It seemed to them such an obvious and elegant solution.
For years, the Islamic architecture aficionada Shahira Mehrez and a group of friends had been walking the back lanes and alleyways of Cairo’s historic Islamic neighbourhoods, seeking out its riches yet dismayed as they watched historic building after building being torn down to make way for ugly modern apartments.
They decided do a tiny part to save at least a tiny fraction of the heritage of one of the world’s great historical cities. A dozen or so friends pooled their resources and bought two 19th- century mansions on the main street of the 1,000-year-old city, thinking they might transform them into boutique hotels.
Cairo is odd in that unlike other great Islamic heritage cities such as Istanbul, Damascus, Aleppo, Zanzibar’s Old Town, Fez or Marrakech, almost none of its historic buildings have been made into hotels, even though there are hundreds of potential candidates.
Anyone creating a business in Cairo faces arduous hurdles: signatures from countless government agencies such as the investment authority, tax, labour, social security and health authorities, permissions to form the company and others to operate it, registrations with the district government.
Those who would open a boutique hotel face an entirely new layer of bureaucracy.
If your building is listed as a “heritage” building, then it falls under the charge of the ministry of culture, says Ahmed Mansour, who worked as a consultant to Unesco’s historic Cairo project until November 2014. If you have leased a structure listed as a “monument”, then it is probably owned by the ministry of religious endowments but falls under the jurisdiction of the ministry of antiquities.
Ms Mehrez’s group also has other problems. One of the buildings it owns is a small mansion on historic Cairo’s main street, south of Bab Al Zuwaila, just beyond the recently restored Taz Palace.
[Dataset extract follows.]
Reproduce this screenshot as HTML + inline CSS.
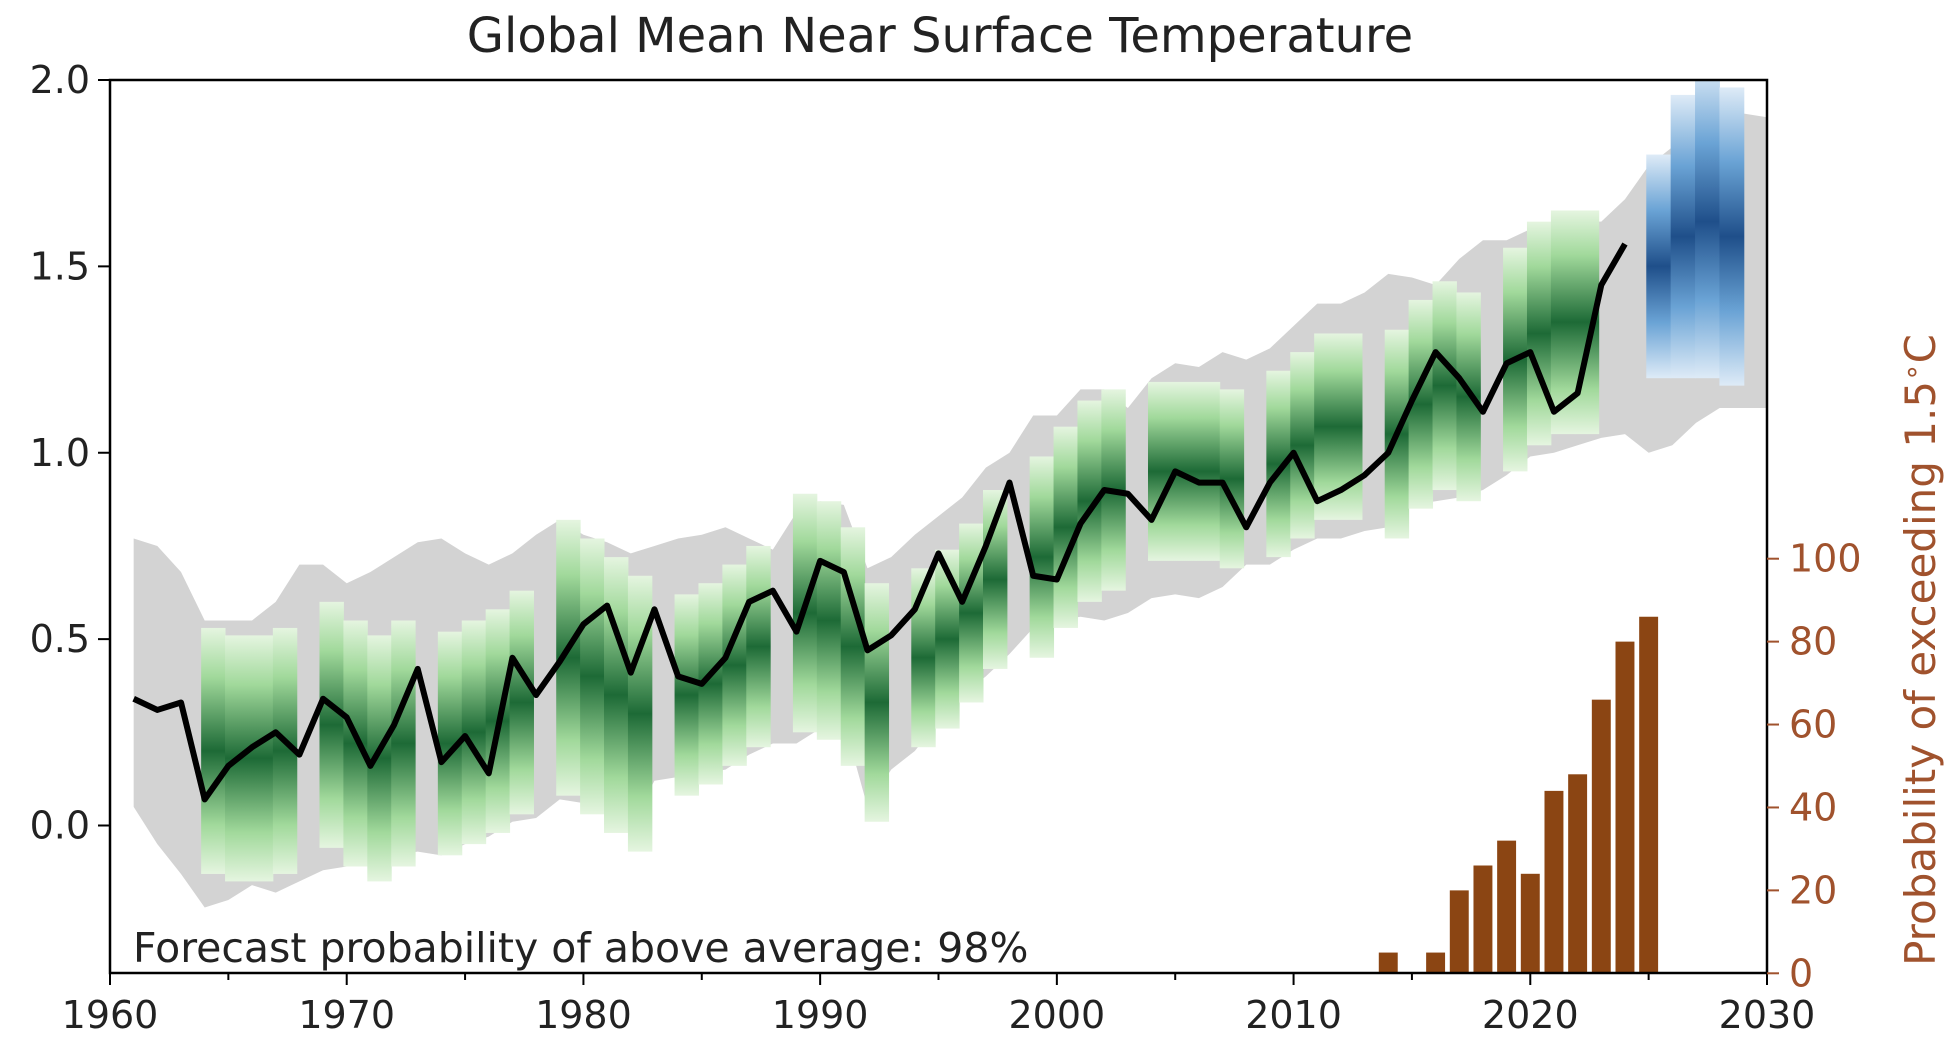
<!DOCTYPE html>
<html><head><meta charset="utf-8">
<style>
html,body{margin:0;padding:0;background:#fff;}
svg{display:block;font-family:"DejaVu Sans","Liberation Sans",sans-serif;}
</style></head>
<body>
<svg id="chart" width="1954" height="1052" viewBox="0 0 1954 1052">
<defs>
<linearGradient id="gGreen" x1="0" y1="0" x2="0" y2="1">
<stop offset="0" stop-color="#e5f5e0"/><stop offset="0.2" stop-color="#a1d99b"/><stop offset="0.5" stop-color="#1d6a36"/><stop offset="0.8" stop-color="#a1d99b"/><stop offset="1" stop-color="#e5f5e0"/>
</linearGradient>
<linearGradient id="gBlue" x1="0" y1="0" x2="0" y2="1">
<stop offset="0" stop-color="#deebf7"/><stop offset="0.25" stop-color="#6aa3d5"/><stop offset="0.5" stop-color="#1f4f8a"/><stop offset="0.75" stop-color="#6aa3d5"/><stop offset="1" stop-color="#deebf7"/>
</linearGradient>
<clipPath id="plotClip"><rect x="110" y="80" width="1657" height="893"/></clipPath>
</defs>
<g id="plot" clip-path="url(#plotClip)"></g>
<g id="axes"></g>
</svg>
<script>
const bandYears=[];for(let y=1961;y<=2030;y++)bandYears.push(y);
const bandUpper=[0.77,0.75,0.68,0.55,0.55,0.55,0.6,0.7,0.7,0.65,0.68,0.72,0.76,0.77,0.73,0.70,0.73,0.78,0.82,0.78,0.76,0.73,0.75,0.77,0.78,0.80,0.77,0.74,0.84,0.87,0.86,0.69,0.72,0.78,0.83,0.88,0.96,1.00,1.10,1.10,1.17,1.17,1.12,1.20,1.24,1.23,1.27,1.25,1.28,1.34,1.40,1.40,1.43,1.48,1.47,1.45,1.52,1.57,1.57,1.60,1.60,1.62,1.62,1.68,1.77,1.82,1.88,1.91,1.91,1.90];
const bandLower=[0.05,-0.05,-0.13,-0.22,-0.2,-0.16,-0.18,-0.15,-0.12,-0.11,-0.09,-0.08,-0.07,-0.08,-0.05,-0.03,0.01,0.02,0.07,0.06,0.05,0.0,0.12,0.13,0.14,0.15,0.19,0.22,0.22,0.26,0.28,0.05,0.15,0.20,0.28,0.35,0.40,0.46,0.53,0.55,0.56,0.55,0.57,0.61,0.62,0.61,0.64,0.70,0.70,0.74,0.77,0.77,0.79,0.80,0.86,0.87,0.88,0.90,0.94,0.99,1.00,1.02,1.04,1.05,1.00,1.02,1.08,1.12,1.12,1.12];
const obsYears=[];for(let y=1961;y<=2024;y++)obsYears.push(y);
const obsValues=[0.34,0.31,0.33,0.07,0.16,0.21,0.25,0.19,0.34,0.29,0.16,0.27,0.42,0.17,0.24,0.14,0.45,0.35,0.44,0.54,0.59,0.41,0.58,0.40,0.38,0.45,0.60,0.63,0.52,0.71,0.68,0.47,0.51,0.58,0.73,0.60,0.75,0.92,0.67,0.66,0.81,0.90,0.89,0.82,0.95,0.92,0.92,0.80,0.92,1.00,0.87,0.90,0.94,1.00,1.14,1.27,1.20,1.11,1.24,1.27,1.11,1.16,1.45,1.56];
const hindStarts=[1964,1969,1974,1979,1984,1989,1994,1999,2004,2009,2014,2019];
const hindCenters=[[0.20,0.18,0.18,0.20],[0.27,0.22,0.18,0.22],[0.22,0.25,0.28,0.33],[0.45,0.40,0.35,0.30],[0.35,0.38,0.43,0.48],[0.57,0.55,0.48,0.33],[0.45,0.50,0.57,0.66],[0.72,0.80,0.87,0.90],[0.95,0.95,0.95,0.93],[0.97,1.02,1.07,1.07],[1.05,1.13,1.18,1.15],[1.25,1.32,1.35,1.35]];
const hindHalf=[0.33,0.33,0.30,0.37,0.27,0.32,0.24,0.27,0.24,0.25,0.28,0.30];
const fcStart=2025;
const fcCenters=[1.50,1.58,1.62,1.58];
const fcHalf=[0.30,0.38,0.42,0.40];
const barYears=[2014,2016,2017,2018,2019,2020,2021,2022,2023,2024,2025];
const barValues=[5,5,20,26,32,24,44,48,66,80,86];
const xTicks=[1960,1970,1980,1990,2000,2010,2020,2030];
const yTicks=[0.0,0.5,1.0,1.5,2.0];
const y2Ticks=[0,20,40,60,80,100];

const L=110,R=1767,T=80,B=973;
const X=v=>L+(v-1960)*(R-L)/70;
const Y=v=>825.5-(v)*(825.5-80)/2.0;
const Y2=v=>973.3-v*4.146;
const NS="http://www.w3.org/2000/svg";
function mk(tag,attrs,parent){const e=document.createElementNS(NS,tag);for(const k in attrs)e.setAttribute(k,attrs[k]);parent.appendChild(e);return e;}
const plot=document.getElementById('plot'),axes=document.getElementById('axes');

let pts=bandYears.map((y,i)=>X(y)+','+Y(bandUpper[i]));
for(let i=bandYears.length-1;i>=0;i--)pts.push(X(bandYears[i])+','+Y(bandLower[i]));
const band=mk('polygon',{points:pts.join(' '),fill:'#d3d3d3'},plot);



hindStarts.forEach((s,b)=>{
  hindCenters[b].forEach((c,k)=>{
    const x0=X(s-0.15+k*1.01),x1=X(s-0.15+(k+1)*1.01);
    const r=mk('rect',{x:x0,y:Y(c+hindHalf[b]),width:x1-x0+0.5,height:Y(c-hindHalf[b])-Y(c+hindHalf[b]),fill:'url(#gGreen)'},plot);
    
    
  });
});
fcCenters.forEach((c,k)=>{
  const x0=X(fcStart-0.1+k*1.03),x1=X(fcStart-0.1+(k+1)*1.03);
  const r=mk('rect',{x:x0,y:Y(c+fcHalf[k]),width:x1-x0+0.5,height:Y(c-fcHalf[k])-Y(c+fcHalf[k]),fill:'url(#gBlue)'},plot);
  
  
});
barYears.forEach((y,i)=>{
  const w=X(0.8)-X(0);
  const r=mk('rect',{x:X(y)-w/2,y:Y2(barValues[i]),width:w,height:Y2(0)-Y2(barValues[i]),fill:'#8b4513'},plot);
  
  
});
const line=mk('polyline',{points:obsYears.map((y,i)=>X(y)+','+Y(obsValues[i])).join(' '),fill:'none',stroke:'#000','stroke-width':6,'stroke-linejoin':'round'},plot);



const frame=mk('rect',{x:L,y:T,width:R-L,height:B-T,fill:'none',stroke:'#000','stroke-width':2.5},axes);


for(let yv=1960;yv<=2030;yv+=5){
  const major=yv%10===0;
  mk('line',{x1:X(yv),x2:X(yv),y1:B,y2:B+(major?12:7),stroke:'#000','stroke-width':2},axes);
}
xTicks.forEach(v=>{
  const t=mk('text',{x:X(v),y:B+55,'text-anchor':'middle','font-size':38,fill:'#222'},axes);
  t.textContent=v;
  
  
});
yTicks.forEach(v=>{
  mk('line',{x1:L-12,x2:L,y1:Y(v),y2:Y(v),stroke:'#000','stroke-width':2},axes);
  const t=mk('text',{x:L-20,y:Y(v)+13,'text-anchor':'end','font-size':38,fill:'#222'},axes);
  t.textContent=v.toFixed(1);
  
  
});
y2Ticks.forEach(v=>{
  mk('line',{x1:R,x2:R+12,y1:Y2(v),y2:Y2(v),stroke:'#a0522d','stroke-width':2},axes);
  const t=mk('text',{x:R+22,y:Y2(v)+13,'font-size':38,fill:'#a0522d'},axes);
  t.textContent=v;
  
  
});
</script>
<svg style="position:absolute;left:0;top:0" width="1954" height="1052">
<text x="940" y="52" text-anchor="middle" font-family="DejaVu Sans, Liberation Sans, sans-serif" font-size="48" fill="#222">Global Mean Near Surface Temperature</text>
<text x="133" y="962" font-family="DejaVu Sans, Liberation Sans, sans-serif" font-size="41" fill="#222">Forecast probability of above average: 98%</text>
<text transform="translate(1935,650) rotate(-90)" text-anchor="middle" font-family="DejaVu Sans, Liberation Sans, sans-serif" font-size="42" fill="#a0522d">Probability of exceeding 1.5<tspan dy="-14" font-size="28">∘</tspan><tspan dy="14">C</tspan></text>
</svg>
</body></html>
The gorgeous yet severely dilapidated mansion, built in the 18th century but with a facade probably from about 1870, has enough space for about 12 guest rooms, some overlooking a tiny courtyard, others peeking out on the main street or a back street.
Ms Mehrez reckons it would take about $130,000 to $200,000 to renovate the building into a boutique hotel. But because one tenant claims a lease on a storeroom in the house, which is legally invalid because it was signed by his grandfather, her group is unable to register the title, even though the law gives it complete control. As a result, no bank would consider providing a mortgage for its renovation.
The group’s second property, about 500 metres further south, is a much larger mansion from about 1860 called the Sakna Bey house. Here they face a slightly different problem. When they bought the building years ago, one tenant was occupying a storeroom without a lease. Both this and the case of the smaller house have languished in legal proceedings for years, according to Ms Mehrez.
Her group also rented two apartments just outside Bab Al Zuwaila from the ministry of religious endowments that it hopes to renovate then rent out to artists or writers. These are registered as historic monuments, which adds a whole new layer of complications and restrictions.
Plumbing and electricity cannot be buried in the walls, nor can objects as essential as fire detectors be attached to the walls, nor can air conditioning be added, since these were not integral to the historic structure when it was built. The law restricts earning money from the monument.
About the only two recognised uses of monuments are for religious or cultural purposes, says Ms Mansour. As a result, sabils, hammams and other buildings are often quickly closed after they have been restored. Of 81 monuments around Cairo’s Citadel, only 38 are now in use.
Something needs to be done quickly to bring life and money to Cairo’s historic district, before what is left of its heritage is destroyed or allowed to rot.
One solution might be for the government to create a special task force to choose a handful of boutique hotel candidates yearly and fast-track them through the regulatory process and into operation. The hotels could be given tax incentives and subsidised loans.
Once a few hotels have proved themselves successful, other entrepreneurs would soon try to copy the idea. And who knows? Once tourism in Egypt regains its strength, a trickle of boutique hotels might turn into a flood, bringing a major economic boom to the often impoverished residents of Cairo’s most heritage-rich neighbourhoods.
In addition to employing local residents, the hotels could be a catalyst for other residents to cater to the guests, whether through sales of soft drinks and locally made crafts such as cotton fabrics or jars.
The local residents would be likely to keep their neighbourhoods cleaner, because it is in their economic interest. And the presence of tourists would also force the government to improve its garbage collection.
“We want people who will sit in the cafes, buy a coffee, buy the vegetables, walk along the streets, to get foreigners and tourists acquainted with Egypt,” Ms Mehrez says.
Patrick Werr has worked as a financial writer in Egypt for 25 years.